子どもたちはしゃぼん玉を飛ばすことに飽きると、液を泡立てることに熱中し始め、紙コップに入れたしゃぼん液を極限まで泡立てて高さを競いあっていました。終わった時にはどこもかしこも泡だらけになりましたが、とても楽しい催し物になりました。


迷路作り(Labyrinth)
また「迷路作り(Labyrinth)」で空き箱に竹ひごで順路を作り、木のビーズを転がして遊ぶ迷路を作った時にも静かな熱狂のようなワクワクの瞬間がありました。ドイツ人の男の子に、こんな迷路がつくれるよと説明すると、すごい速さで竹ひごを手で折りながらボンドで貼り付け、自分がイメージしたルートをつくっていました。
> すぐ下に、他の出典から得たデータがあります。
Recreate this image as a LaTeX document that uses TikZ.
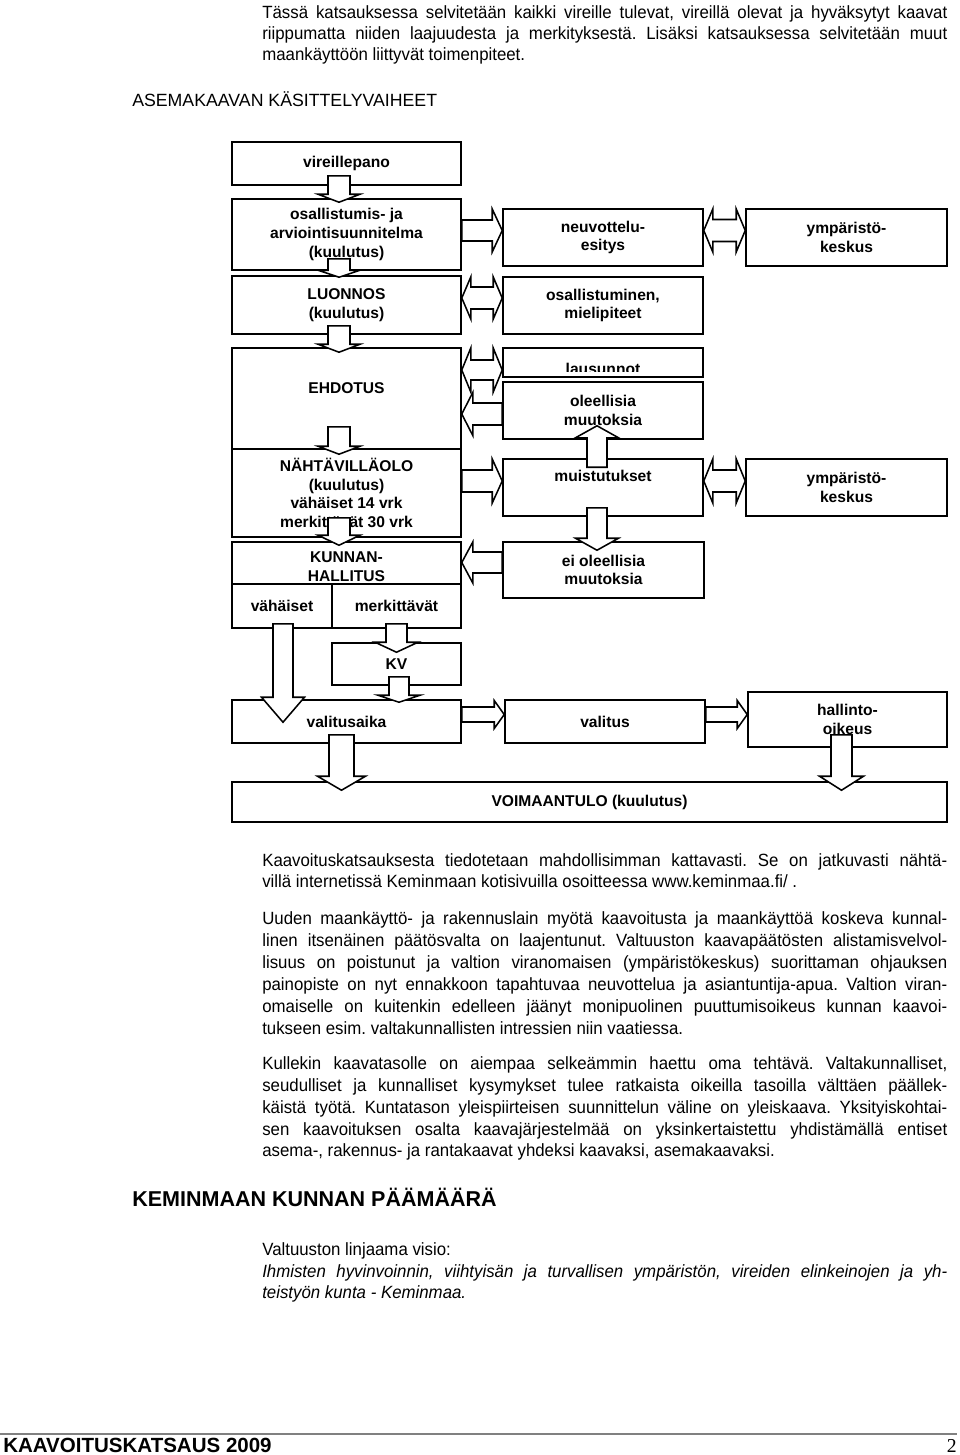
\documentclass[tikz,border=0pt]{standalone}
\usepackage{fontspec}
\setmainfont{Liberation Sans}
\newfontfamily\bodyfont[FakeStretch=0.95]{Liberation Sans}
\newfontfamily\numfont{Liberation Serif}
\usepackage{tikz}
\usetikzlibrary{positioning}
\usetikzlibrary{calc}

% 1 unit = 1 px of the page image
\def\pxu{0.711319}
% chart box: x1, y1, x2, y2, name, text
\newcommand{\chartbox}[6]{%
  \node[box, minimum width={(#3-#1)*0.25mm}, minimum height={(#4-#2)*0.25mm}]
    (#5) at ({(#1+#3)/2},{(#2+#4)/2}) {#6};}
% block arrow: start, tip, shaft half width, head half width, head length
\newcommand{\blockarrow}[5]{%
  \draw[blk] let \p1=#1, \p2=#2,
      \n1={veclen(\x2-\x1,\y2-\y1)},
      \n2={(\x2-\x1)/\n1}, \n3={(\y2-\y1)/\n1},
      \n4={#3*\pxu}, \n5={#4*\pxu}, \n6={#5*\pxu} in
    ({\x1-\n3*\n4},{\y1+\n2*\n4})
    -- ({\x2-\n2*\n6-\n3*\n4},{\y2-\n3*\n6+\n2*\n4})
    -- ({\x2-\n2*\n6-\n3*\n5},{\y2-\n3*\n6+\n2*\n5})
    -- (\p2)
    -- ({\x2-\n2*\n6+\n3*\n5},{\y2-\n3*\n6-\n2*\n5})
    -- ({\x2-\n2*\n6+\n3*\n4},{\y2-\n3*\n6-\n2*\n4})
    -- ({\x1+\n3*\n4},{\y1-\n2*\n4}) -- cycle;}
% double block arrow: tip, tip, shaft half width, head half width, head length
\newcommand{\dblarrow}[5]{%
  \draw[blk] let \p1=#1, \p2=#2,
      \n1={veclen(\x2-\x1,\y2-\y1)},
      \n2={(\x2-\x1)/\n1}, \n3={(\y2-\y1)/\n1},
      \n4={#3*\pxu}, \n5={#4*\pxu}, \n6={#5*\pxu} in
    (\p1)
    -- ({\x1+\n2*\n6-\n3*\n5},{\y1+\n3*\n6+\n2*\n5})
    -- ({\x1+\n2*\n6-\n3*\n4},{\y1+\n3*\n6+\n2*\n4})
    -- ({\x2-\n2*\n6-\n3*\n4},{\y2-\n3*\n6+\n2*\n4})
    -- ({\x2-\n2*\n6-\n3*\n5},{\y2-\n3*\n6+\n2*\n5})
    -- (\p2)
    -- ({\x2-\n2*\n6+\n3*\n5},{\y2-\n3*\n6-\n2*\n5})
    -- ({\x2-\n2*\n6+\n3*\n4},{\y2-\n3*\n6-\n2*\n4})
    -- ({\x1+\n2*\n6+\n3*\n4},{\y1+\n3*\n6-\n2*\n4})
    -- ({\x1+\n2*\n6+\n3*\n5},{\y1+\n3*\n6-\n2*\n5})
    -- cycle;}

\frenchspacing
\begin{document}
\begin{tikzpicture}[
        x=0.25mm, y=-0.25mm,
        box/.style = {draw, line width=1.1pt, fill=white, inner sep=0pt, align=center,
            font=\bfseries\fontsize{11.1}{13.3}\selectfont},
        boxtxt/.style = {inner sep=0pt, align=center, font=\bfseries\fontsize{11.1}{13.3}\selectfont},
        blk/.style = {draw, line width=1.1pt, fill=white, line join=miter},
        bodytxt/.style = {anchor=base west, inner sep=0pt, font=\bodyfont\fontsize{12.6}{15}\selectfont},
        headtxt/.style = {anchor=base west, inner sep=0pt}
    ]
    \useasboundingbox (0,0) rectangle (960,1455);

    % text above and below the chart
    \foreach \yy/\linetext in {
        18/{Tässä katsauksessa selvitetään kaikki vireille tulevat, vireillä olevat ja hyväksytyt kaavat},
        39/{riippumatta niiden laajuudesta ja merkityksestä. Lisäksi katsauksessa selvitetään muut},
        866/{Kaavoituskatsauksesta tiedotetaan mahdollisimman kattavasti. Se on jatkuvasti nähtä-},
        924/{Uuden maankäyttö- ja rakennuslain myötä kaavoitusta ja maankäyttöä koskeva kunnal-},
        946/{linen itsenäinen päätösvalta on laajentunut. Valtuuston kaavapäätösten alistamisvelvol-},
        968/{lisuus on poistunut ja valtion viranomaisen (ympäristökeskus) suorittaman ohjauksen},
        990/{painopiste on nyt ennakkoon tapahtuvaa neuvottelua ja asiantuntija-apua. Valtion viran-},
        1012/{omaiselle on kuitenkin edelleen jäänyt monipuolinen puuttumisoikeus kunnan kaavoi-},
        1069/{Kullekin kaavatasolle on aiempaa selkeämmin haettu oma tehtävä. Valtakunnalliset,},
        1091/{seudulliset ja kunnalliset kysymykset tulee ratkaista oikeilla tasoilla välttäen päällek-},
        1113/{käistä työtä. Kuntatason yleispiirteisen suunnittelun väline on yleiskaava. Yksityiskohtai-},
        1135/{sen kaavoituksen osalta kaavajärjestelmää on yksinkertaistettu yhdistämällä entiset},
        1277/{\itshape Ihmisten hyvinvoinnin, viihtyisän ja turvallisen ympäristön, vireiden elinkeinojen ja yh-}%
    }
        \node[bodytxt] (j\yy) at (262,\yy) {\makebox[171.25mm][s]{\linetext}};
    \foreach \yy/\linetext in {
        60/{maankäyttöön liittyvät toimenpiteet.},
        887/{villä internetissä Keminmaan kotisivuilla osoitteessa www.keminmaa.fi/ .},
        1034/{tukseen esim. valtakunnallisten intressien niin vaatiessa.},
        1156/{asema-, rakennus- ja rantakaavat yhdeksi kaavaksi, asemakaavaksi.},
        1255/{Valtuuston linjaama visio:},
        1298/{\itshape teistyön kunta - Keminmaa.}%
    }
        \node[bodytxt] (e\yy) at (262,\yy) {\linetext};

    \node[headtxt, font=\fontsize{12.6}{15}\selectfont] (title) at (132,106.5) {ASEMAKAAVAN KÄSITTELYVAIHEET};
    \node[headtxt, font=\bfseries\fontsize{15.3}{18}\selectfont] (goal) at (132,1206) {KEMINMAAN KUNNAN PÄÄMÄÄRÄ};

    % left column
    \chartbox{232}{142}{461}{185}{vire}{vireillepano}
    \chartbox{232}{199}{461}{270}{osal}{osallistumis- ja\\arviointisuunnitelma\\(kuulutus)}
    \chartbox{232}{276}{461}{334}{luon}{LUONNOS\\(kuulutus)}
    \chartbox{232}{348}{461}{449}{ehd}{}
    \node[boxtxt] (ehdt) at (346.5,388) {EHDOTUS};
    \chartbox{232}{449}{461}{537}{nah}{NÄHTÄVILLÄOLO\\(kuulutus)\\vähäiset 14 vrk\\merkittävät 30 vrk}
    \chartbox{232}{542}{461}{584}{kh}{}
    \node[boxtxt] (kht) at (346.5,567) {KUNNAN-\\HALLITUS};
    \chartbox{232}{584}{332}{628}{vah}{vähäiset}
    \chartbox{332}{584}{461}{628}{merk}{merkittävät}
    \chartbox{332}{643}{461}{685}{kv}{KV}
    \chartbox{232}{700}{461}{743}{vaika}{valitusaika}
    \chartbox{505}{700}{705}{743}{val}{valitus}
    \chartbox{748}{692}{947}{747}{hoik}{hallinto-\\oikeus}
    \chartbox{232}{782}{947}{822}{voim}{VOIMAANTULO (kuulutus)}

    % right columns
    \chartbox{503}{209}{703}{266}{neuv}{neuvottelu-\\esitys}
    \chartbox{746}{209}{947}{266}{ymp1}{ympäristö-\\keskus}
    \chartbox{503}{277}{703}{334}{osm}{osallistuminen,\\mielipiteet}
    \chartbox{503}{348}{703}{377}{laus}{}
    \begin{scope}
        \clip (505,350) rectangle (701,371);
        \node[boxtxt, anchor=base] (laust) at (603,374) {lausunnot};
    \end{scope}
    \chartbox{503}{382}{703}{439}{ole}{oleellisia\\muutoksia}
    \chartbox{503}{459}{703}{516}{mui}{}
    \node[boxtxt] (muit) at (603,476) {muistutukset};
    \chartbox{746}{459}{947}{516}{ymp2}{ympäristö-\\keskus}
    \chartbox{503}{542}{704}{598}{eiole}{ei oleellisia\\muutoksia}

    % block arrows, down the left column
    \blockarrow{($(vire.south -| 339,0)+(0,-10)$)}{($(osal.north -| 339,0)+(0,4)$)}{11}{21}{8}
    \blockarrow{($(osal.south -| 339,0)+(0,-12)$)}{($(luon.north -| 339,0)+(0,2)$)}{11}{21}{7}
    \blockarrow{($(luon.south -| 339,0)+(0,-9)$)}{($(ehd.north -| 339,0)+(0,5)$)}{11}{21}{8}
    \blockarrow{($(ehd.south -| 339,0)+(0,-23)$)}{($(nah.north -| 339,0)+(0,6)$)}{11}{21}{8}
    \blockarrow{($(nah.south -| 339,0)+(0,-20)$)}{($(kh.north -| 339,0)+(0,4)$)}{11}{21}{10}
    \blockarrow{($(merk.south -| 396.5,0)+(0,-5)$)}{($(kv.north -| 396.5,0)+(0,10)$)}{10.5}{21.5}{10}
    \blockarrow{($(vah.south -| 283,0)+(0,-5)$)}{($(vaika.north -| 283,0)+(0,23)$)}{10}{21.5}{25}
    \blockarrow{($(kv.south -| 399,0)+(0,-9)$)}{($(vaika.north -| 399,0)+(0,3)$)}{10}{21}{7}
    \blockarrow{($(vaika.south -| 341.5,0)+(0,-9)$)}{($(voim.north -| 341.5,0)+(0,9)$)}{12.5}{24}{14}
    \blockarrow{($(hoik.south -| 841.5,0)+(0,-13)$)}{($(voim.north -| 841.5,0)+(0,9)$)}{10.5}{22}{14}

    % sideways
    \blockarrow{(osal.east |- 0,230.5)}{(neuv.west |- 0,230.5)}{10.5}{21.5}{10}
    \blockarrow{(nah.east |- 0,481)}{(mui.west |- 0,481)}{11}{22}{10}
    \blockarrow{(ole.west |- 0,414)}{(ehd.east |- 0,414)}{11}{21.5}{11}
    \blockarrow{(eiole.west |- 0,562.5)}{(kh.east |- 0,562.5)}{10.5}{20.5}{11}
    \blockarrow{(vaika.east |- 0,714.5)}{(val.west |- 0,714.5)}{7.5}{14}{10}
    \blockarrow{(val.east |- 0,714.5)}{(hoik.west |- 0,714.5)}{7.5}{14}{10}
    \dblarrow{(luon.east |- 0,298)}{(osm.west |- 0,298)}{11}{21}{9}
    \dblarrow{(ehd.east |- 0,370)}{(laus.west |- 0,370)}{10}{22}{9}
    \dblarrow{(neuv.east |- 0,230.5)}{(ymp1.west |- 0,230.5)}{11}{21.5}{9}
    \dblarrow{(mui.east |- 0,481)}{(ymp2.west |- 0,481)}{11}{22}{9}

    % from muistutukset
    \blockarrow{($(mui.north -| 597,0)+(0,9)$)}{($(ole.south -| 597,0)+(0,-14)$)}{10}{21.5}{12}
    \blockarrow{($(mui.south -| 597,0)+(0,-9)$)}{($(eiole.north -| 597,0)+(0,9)$)}{10}{21.5}{12}

    % footer
    \draw[black!50, line width=2.1pt] (0,1434) -- (957,1434);
    \node[headtxt, font=\bfseries\fontsize{14.6}{17}\selectfont] (foot) at (3,1452) {KAAVOITUSKATSAUS 2009};
    \node[anchor=base east, inner sep=0pt, font=\numfont\fontsize{14}{16}\selectfont] (pnum) at (957,1452) {2};
\end{tikzpicture}
\end{document}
そして思い通りのルートができたとき、彼はとても満足した笑顔を見せてくれました。


ひらめきが生まれる
これらの子どもたちがとても楽しく遊んで、満足した表情を見せてくれる催し物にするために必要な要素が2つあると私は考えています。
1つ目は子どもたちの「ひらめき」や「即興」を素早く具現化できる扱いやすい素材が十分にあること。 2つ目は「ひらめき」や「即興」によって遊びが変化していくことを受け入れる精神的および環境的な「余地」があることです。
「素材」と「精神的な余地」
1つ目の素材に関して、私は催し物のときに気楽に使える日用品や廃材や、集めれば使える自然素材を用意し、子どもたちにどんどん使ってもらいます。子どもたちが自分の力の範囲で加工できる材料を選ぶこと(例えば竹ひご、柔らかい針金など)も、「ひらめき」をすぐに形にするための大切な要件です。
2つ目の「精神的な余地」に関して、工作の時に一応見本をもってはいきますが、その場で子どもたちが作りたいものを作ってもらいます。
なぜなら、冒険遊び場は、気分が乗らなければ作らなくてもいいという場、また作ったものを評価される場でもないからです。だから失敗して形にならなくても、見本と全く違うものになってもすべて大丈夫です。
「環境的な余地」に関しても、泡だらけになってもだれも怒る人もおらず、遊んでいて汚れてしまうのはあたりまえという認識です。
催し物があってもやりたい人がやればよくて、飽きたら遊具で思い切り遊べる。汚れてもいい自由、選択の自由、評価されない自由、行動の自由、つまりわくわくの自走を途中でとめる邪魔の入らない環境が確保されていることが大切になります。
さらに私が催し物をしている日は大人が入場できない日なので、ハザード(子どもが自分たちの力で予測・対処できない危険)でない限りスタッフが子どもの遊びに介入することはありません。

「今・ここに集中している子どもの姿」
はたからみたら子どもが泡だらけで遊んでいたり、廃材で迷路を作ったりしているだけなのです。しかしその瞬間、彼らはたしかに「今・ここ」の瞬間を「生きている実感」を味わっていたのではないかと私は思っています。
日本においても冒険遊び場や家庭などあらゆる場所で、ワクワクを実感できる遊びの時間を大人も子どもも一緒に楽しめるような「精神的な余地」「環境的な余地」があったらいいなと思います。
*ドイツ語の訳、発音については
在間 進 編集責任『アクセス独和辞典 第4版』三修社、2021を参照。
岡田真理子さん
ご主人の仕事の関係で2021年に家族と共にドイツに駐在し、現在ドイツ滞在4年目を迎えている。ドイツのノルトライン・ヴェストファーレン州の州都デュッセルドルフのオーバーカッセル冒険遊び場で Praktikum(実習生)として活動中。
ドイツの冒険遊び場で働く中で経験したことを子どもの遊びの活動に携わっている方々にエピソードごとにお伝えできたらと思い、今回のコラムを執筆している。